Commentary

Partisan Blockade: GOP Complains To FEC That Gmail Is Censoring Its Emails

The Republican Party has complained to the Federal Election Commission that Gmail is censoring GOP emails following a report showing that bias has crept into the spam filter algorithms  (SFAs) of the major email services. 

Gmail marks 67.5% of email from the right as spam, versus only 10.2% of those from the left, according to “A Peek into the Political Biases in Email Spam Filtering Algorithms During US Election 2020,” a study from North Carolina State University (which we recently reported on).

This has cost Republican candidates $2 billion in fundraising since 2019, the GOP claims. 

"As midterm elections approach, we are formally calling on the FEC to investigate the extent and intentionality of Google’s censorship of Republican fundraising efforts," RNC Chairwoman Ronna McDaniel, NRSC Chairman Sen. Rick Scott, and NRCC Chairman Rep. Tom Emmer said in a joint statement, Fox News reports. 

The statement continues, "This is a financially devastating example of Silicon Valley tech companies unfairly shaping the political playing field to benefit their preferred far-left candidates. 

It adds, "Companies like Google don’t think you have the right to hear both sides: they’d rather make the decision for you.”

The Fox report overlooks the fact that Outlook and Yahoo go in the opposite direction from Gmail, as shown in the study.  

Outlook is unfriendly to all campaign emails, marking 95.8% those from the left, as spam versus 75.4% from the right. 

Yahoo marks 14.2% more left-wing emails as spam than right-wing, while designating 55.2% of political emails as spam. 

The same study notes that “”we have no reason to believe that there were deliberate attempts from these email services to create these biases to influence the voters.” 

However, the study authors concede, “‘As these prominent email services are actively used by a sizable chunk of voting population and as many of the voters today rely on the information they see (or don’t see) online, such biases may have an unignorable impact on the outcomes of an election.” 

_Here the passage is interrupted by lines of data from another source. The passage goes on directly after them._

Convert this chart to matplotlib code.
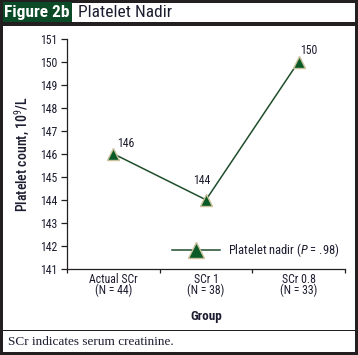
import matplotlib
matplotlib.use("Agg")
import matplotlib.pyplot as plt
from matplotlib.patches import Rectangle
from matplotlib.lines import Line2D

groups = ["Actual SCr", "SCr 1", "SCr 0.8"]
group_n = [44, 38, 33]
platelet_nadir = [146, 144, 150]
y_ticks = [141, 142, 143, 144, 145, 146, 147, 148, 149, 150, 151]
p_value = ".98"

W, H = 358, 355
FONT = 'Roboto Condensed'
plt.rcParams['font.family'] = [FONT, 'DejaVu Sans']
plt.rcParams['mathtext.fontset'] = 'custom'
plt.rcParams['mathtext.rm'] = FONT
plt.rcParams['mathtext.it'] = FONT + ':italic'
plt.rcParams['mathtext.bf'] = FONT

TXT = '#1c1c30'
DARK = '#231f20'
GREEN = '#0b4a26'
LINE = '#1f4e2c'
MFACE = '#0a5a28'
MEDGE = '#c9c19a'

fig = plt.figure(figsize=(W / 100, H / 100), dpi=100)
fig.patch.set_facecolor('white')

def fx(x):
    return x / W

def fy(y):
    return 1 - y / H

def rect(x0, y0, x1, y1, color):
    fig.patches.append(Rectangle((fx(x0), fy(y1)), fx(x1) - fx(x0), fy(y0) - fy(y1),
                                 transform=fig.transFigure, facecolor=color,
                                 edgecolor='none', zorder=5))

# borders
rect(0, 0, W, 2.5, DARK)
rect(0, H - 3, W, H, DARK)
rect(0, 0, 2.5, H, DARK)
rect(W - 3, 0, W, H, DARK)
rect(0, 22, W, 25.5, DARK)
rect(0, 329.5, W, 331, DARK)
# header
rect(2.5, 2.5, 72, 22, GREEN)
fig.text(fx(37), fy(12.5), "Figure 2b", color='white', fontsize=12.5, fontweight='bold',
         ha='center', va='center', zorder=6)
fig.text(fx(78), fy(12.5), "Platelet Nadir", color=TXT, fontsize=12.5,
         ha='left', va='center', zorder=6)
fig.text(fx(8), fy(342), "SCr indicates serum creatinine.", color=TXT, fontsize=9.5,
         family='Liberation Serif', ha='left', va='center')

ax = fig.add_axes([fx(67), fy(269), fx(345) - fx(67), fy(38.5) - fy(269)])
x = list(range(len(groups)))
ax.plot(x, platelet_nadir, color=LINE, lw=1.1, marker='^', markersize=8,
        markerfacecolor=MFACE, markeredgecolor=MEDGE, markeredgewidth=1.0, zorder=3)

offsets = [(3, 3, 'left', 'bottom'), (-3, 9, 'center', 'bottom'), (1, 3, 'left', 'bottom')]
for xi, v, (dx, dy, ha, va) in zip(x, platelet_nadir, offsets):
    ax.annotate(str(v), (xi, v), xytext=(dx, dy), textcoords='offset points',
                ha=ha, va=va, fontsize=8.5, color=TXT)

ax.set_xlim(-0.5, len(groups) - 0.5)
ax.set_ylim(y_ticks[0], y_ticks[-1])
ax.set_yticks(y_ticks)
ax.set_yticklabels([str(t) for t in y_ticks])
ax.set_xticks([i - 0.5 for i in range(len(groups) + 1)])
ax.set_xticklabels([])
ax.set_xticks(x, minor=True)
ax.set_xticklabels([f"{g}\n(N = {n})" for g, n in zip(groups, group_n)], minor=True,
                   linespacing=0.8)
ax.tick_params(axis='x', which='major', direction='out', length=3, width=0.9, color=DARK)
ax.tick_params(axis='x', which='minor', length=0, pad=3, labelsize=8.5, labelcolor=TXT)
ax.tick_params(axis='y', direction='out', length=4, width=0.9, color=DARK,
               labelsize=8.5, labelcolor=TXT, pad=3)
for s in ['top', 'right']:
    ax.spines[s].set_visible(False)
for s in ['left', 'bottom']:
    ax.spines[s].set_color(DARK)
    ax.spines[s].set_linewidth(0.9)

ax.set_xlabel("Group", fontsize=9.5, color=TXT, fontweight='bold', labelpad=9)
ax.set_ylabel(r"Platelet count, 10$^{9}$/L", fontsize=10, color=TXT,
              fontweight='medium', labelpad=6)

handle = Line2D([], [], color=LINE, lw=1.1, marker='^', markersize=11,
                markerfacecolor=MFACE, markeredgecolor=MEDGE, markeredgewidth=1.0)
leg = ax.legend([handle], [r"Platelet nadir ($\mathit{P}$ = " + p_value + ")"],
                loc='lower right', bbox_to_anchor=(1.0, 0.02), frameon=False,
                fontsize=9, handlelength=3.8, handletextpad=0.7, borderaxespad=0)
for t in leg.get_texts():
    t.set_color(TXT)

fig.savefig("out.png", dpi=100, facecolor='white')
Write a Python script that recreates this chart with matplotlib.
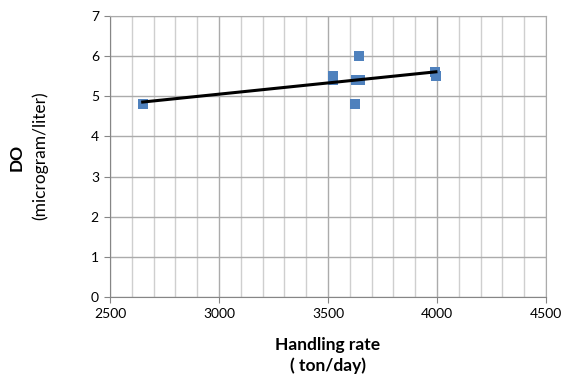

Of course, a spam designation can be caused by any number of factors, including the removal of emails into the spam folder by the recipient.  

Section 230 of the Communications Decency Act protects “any action voluntarily taken in good faith to restrict access to or availability of material that the provider or user considers to be obscene, lewd, lascivious, filthy, excessively violent, harassing, or otherwise objectionable, whether or not such material is constitutionally protected.”